En plus de menacer la subsistance des Tchadiens, les inondations ont également empêché la population d’accéder aux traitements médicaux. Beaucoup de villages à proximité des projets de MSF à AmTiman et Kerfi sont complètement cernés par les flots, rendant l’accès aux établissements de soins de santé impossible à la population, plus particulièrement aux malades. Les équipes de MSF œuvrant dans ces régions sinistrées prévoient une importante augmentation du nombre de patients, aussitôt que les routes et les oueds redeviendront praticables. Même avant l’arrivée de la mousson, les équipes de MSF constataient un accroissement du nombre de patients malnutris. Dans les semaines à venir, elles s’attendent à voir plus de cas de malnutrition, mais aussi de cas de paludisme, de diarrhée, d’infections cutanées et parasitaires.
« Nous avons procédé à une évaluation dans le village inondé de Kishena, à environ dix kilomètres de Kerfi. Nous y avons trouvé des habitants ayant des difficultés à trouver de la nourriture et se nourrissant de diverses céréales sauvages qu’ils ne mangeraient normalement pas », explique Oscar Niragira. « Nous avons également constaté que la plupart des puits ont été inondés, et que la population puisait de l’eau de sources impropres à la consommation pour s’abreuver. L’eau provient des oueds et est utilisée pour boire, cuisiner ou se laver sans l’avoir fait bouillir au préalable. »

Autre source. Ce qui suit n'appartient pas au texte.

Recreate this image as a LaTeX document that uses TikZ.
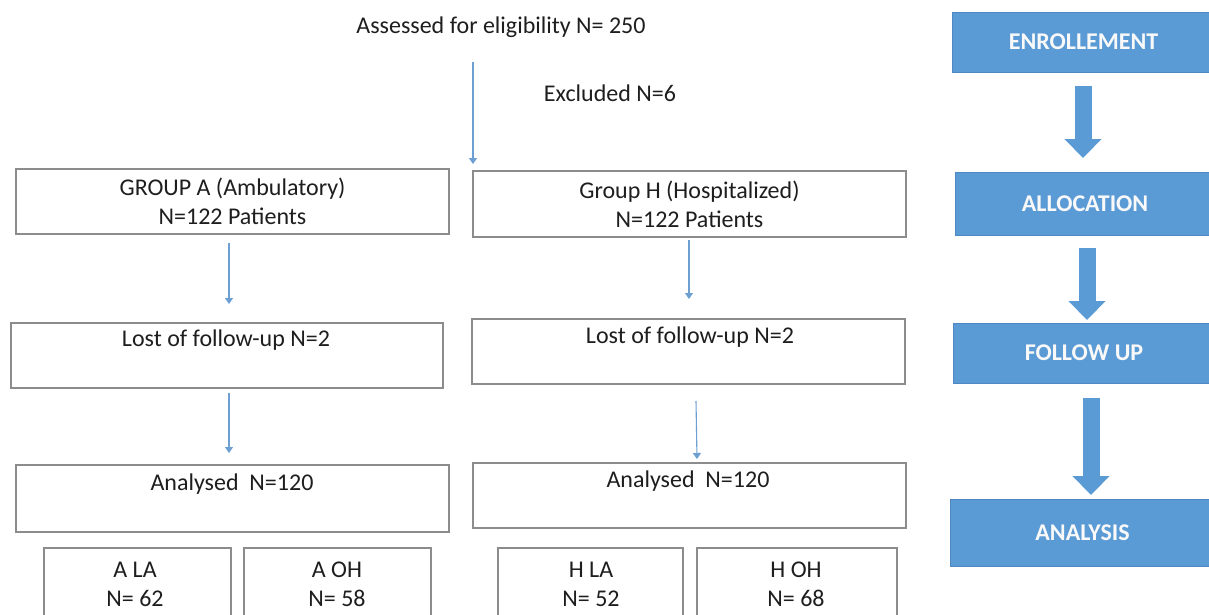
\documentclass[tikz,border=0pt]{standalone}
\usepackage{fontspec}
\setmainfont{Carlito}
\usetikzlibrary{arrows.meta}
\definecolor{offblue}{HTML}{5B9BD5}
\definecolor{offblueedge}{HTML}{4F87C0}
\definecolor{boxgray}{HTML}{8C8C8C}
\definecolor{txtgray}{HTML}{1E1E1E}
\definecolor{linkblue}{HTML}{6E9FD2}
\begin{document}
\begin{tikzpicture}[x=1pt,y=-1pt,
  wbox/.style={draw=boxgray, line width=1.2pt, fill=white, inner sep=0pt, text=txtgray, align=center, font=\fontsize{24}{29}\selectfont},
  bbox/.style={draw=offblueedge, line width=0.8pt, fill=offblue, inner sep=0pt, text=white!95!gray, font=\bfseries\fontsize{24}{29}\selectfont},
  lbl/.style={text=txtgray, inner sep=0pt, align=center, font=\fontsize{24}{29}\selectfont},
  thinarrow/.style={draw=linkblue, line width=1.1pt, -{Triangle[width=8pt,length=6pt]}},
  fatarrow/.style={draw=offblue, line width=17pt, -{Triangle[width=36pt,length=19pt]}}]
\clip (0,0) rectangle (1209,615);
\fill[white] (0,0) rectangle (1209,615);

% top texts
\node[lbl] (assessed) at (501,27) {Assessed for eligibility N= 250};
\node[lbl] (excluded) at (610,93) {Excluded N=6};

% group boxes
\node[wbox, minimum width=433pt, minimum height=65pt] (ga) at (232.5,201.5) {GROUP A (Ambulatory)\\N=122 Patients};
\node[wbox, minimum width=433pt, minimum height=66pt] (gh) at (689.5,204) {Group H (Hospitalized)\\N=122 Patients};

% lost boxes
\node[wbox, minimum width=432pt, minimum height=65pt] (la) at (227,355.5) {};
\node[lbl] (latxt) at (226,340) {Lost of follow-up N=2};
\node[wbox, minimum width=433pt, minimum height=65pt] (lh) at (688.5,351.5) {};
\node[lbl] (lhtxt) at (690,337) {Lost of follow-up N=2};

% analysed boxes
\node[wbox, minimum width=433pt, minimum height=67pt] (aa) at (232.5,498.5) {};
\node[lbl] (aatxt) at (232,484) {Analysed\ \ N=120};
\node[wbox, minimum width=433pt, minimum height=65pt] (ah) at (689.5,495.5) {};
\node[lbl] (ahtxt) at (688,481) {Analysed\ \ N=120};

% sub-group boxes (cut by the lower edge)
\node[wbox, minimum width=187pt, minimum height=102pt] (ala) at (137.5,599) {};
\node[wbox, minimum width=187pt, minimum height=102pt] (aoh) at (337.5,599) {};
\node[wbox, minimum width=185pt, minimum height=102pt] (hla) at (590.5,599) {};
\node[wbox, minimum width=200pt, minimum height=102pt] (hoh) at (797,599) {};
\node[lbl] (alatxt) at (135,584) {A LA\\N= 62};
\node[lbl] (aohtxt) at (337,584) {A OH\\N= 58};
\node[lbl] (hlatxt) at (591,584) {H LA\\N= 52};
\node[lbl] (hohtxt) at (796,584) {H OH\\N= 68};

% thin arrows
\coordinate (t0s) at (473,62);  \coordinate (t0e) at (473,164);
\coordinate (t1s) at (229,243); \coordinate (t1e) at (229,304);
\coordinate (t2s) at (689,240); \coordinate (t2e) at (689,299);
\coordinate (t3s) at (229,393); \coordinate (t3e) at (229,453);
\coordinate (t4s) at (696,401); \coordinate (t4e) at (697,459);
\draw[thinarrow] (t0s) -- (t0e);
\draw[thinarrow] (t1s) -- (t1e);
\draw[thinarrow] (t2s) -- (t2e);
\draw[thinarrow] (t3s) -- (t3e);
\draw[thinarrow] (t4s) -- (t4e);

% stage boxes
\node[bbox, minimum width=263pt, minimum height=60pt] (en) at (1083.5,42) {ENROLLEMENT};
\node[bbox, minimum width=260pt, minimum height=63pt] (al) at (1085,203.5) {ALLOCATION};
\node[bbox, minimum width=262pt, minimum height=60pt] (fu) at (1084,353) {FOLLOW UP};
\node[bbox, minimum width=265pt, minimum height=67pt] (an) at (1082.5,532.5) {ANALYSIS};

% fat arrows
\coordinate (f1s) at (1083,86);  \coordinate (f1e) at (1083,158);
\coordinate (f2s) at (1087,248); \coordinate (f2e) at (1087,320);
\coordinate (f3s) at (1091,398); \coordinate (f3e) at (1091,495);
\draw[fatarrow] (f1s) -- (f1e);
\draw[fatarrow] (f2s) -- (f2e);
\draw[fatarrow] (f3s) -- (f3e);
\end{tikzpicture}
\end{document}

Dans ces conditions, le choléra peut se propager rapidement, et un nombre important de cas a déjà été recensé à travers le Tchad. Entre la fin juin et la fin septembre, 2 422 cas de choléra et 109 morts au total ont été répertoriés dans 12 districts sanitaires, principalement au centre et à l’ouest du pays. Actuellement, MSF tente de contrer les épidémies à N’Djamena, dans la région du Lac et à Bokoro, où, à ce jour, plus de 1 300 patients ont été traités avec l’aide de MSF. « Dans ces endroits, nous avons mis sur pied des centres de traitement du choléra en collaboration avec le ministère de la Santé, nous apportons une assistance technique et un soutien pour l’eau et l’assainissement », explique Oscar Niragira.
Les puits inondés augmentent le risque d’épidémie de choléra, tout comme l’absence de latrines dans certaines régions qui forcent la population à faire ses besoins dans la brousse. D’autres facteurs contribuent aussi à cette épidémie. Alexis Bahati, chef de l’équipe médicale MSF à Bokoro, explique : « Le choléra apparaît de façon saisonnière au Tchad, et les épidémies plus importantes sont cycliques. Le fait que plus de personnes soient touchées par la maladie est probablement lié au fait que les fortes pluies et inondations ont frappé une population déjà affaiblie. Nous avons connu récemment des épidémies de rougeole et des niveaux élevés de malnutrition ce qui a affaibli le système immunitaire de la population. C’est dans ces conditions typiques que prolifère généralement le choléra. »
La situation nutritionnelle ne s’améliore toujours pas. « Ce qui nous inquiète particulièrement pour les mois à venir est ce que nous appelons la "période de soudure", une période qui s’étend entre l’épuisement des réserves de nourriture de l’année précédente et la nouvelle saison des récoltes, car elle risque d’être plus longue que d’habitude, » affirme Oscar Niragira. À ce jour, les équipes de MSF ont traité plus de 27 000 enfants malnutris, parmi lesquels environ 21 743 souffraient de malnutrition grave, et ce nombre est appelé à croître dans les semaines à venir.
MSF dirige actuellement des programmes nutritionnels dans les régions tchadiennes du Hadjer Lamis, du Batha, du Guéra Chari Baguirmi, du Ouaddai et du Salamat, ainsi que dans la capitale de N’Djamena. Depuis le début de l’année, près de 27 666 enfants ont été admis aux programmes nutritionnels de MSF.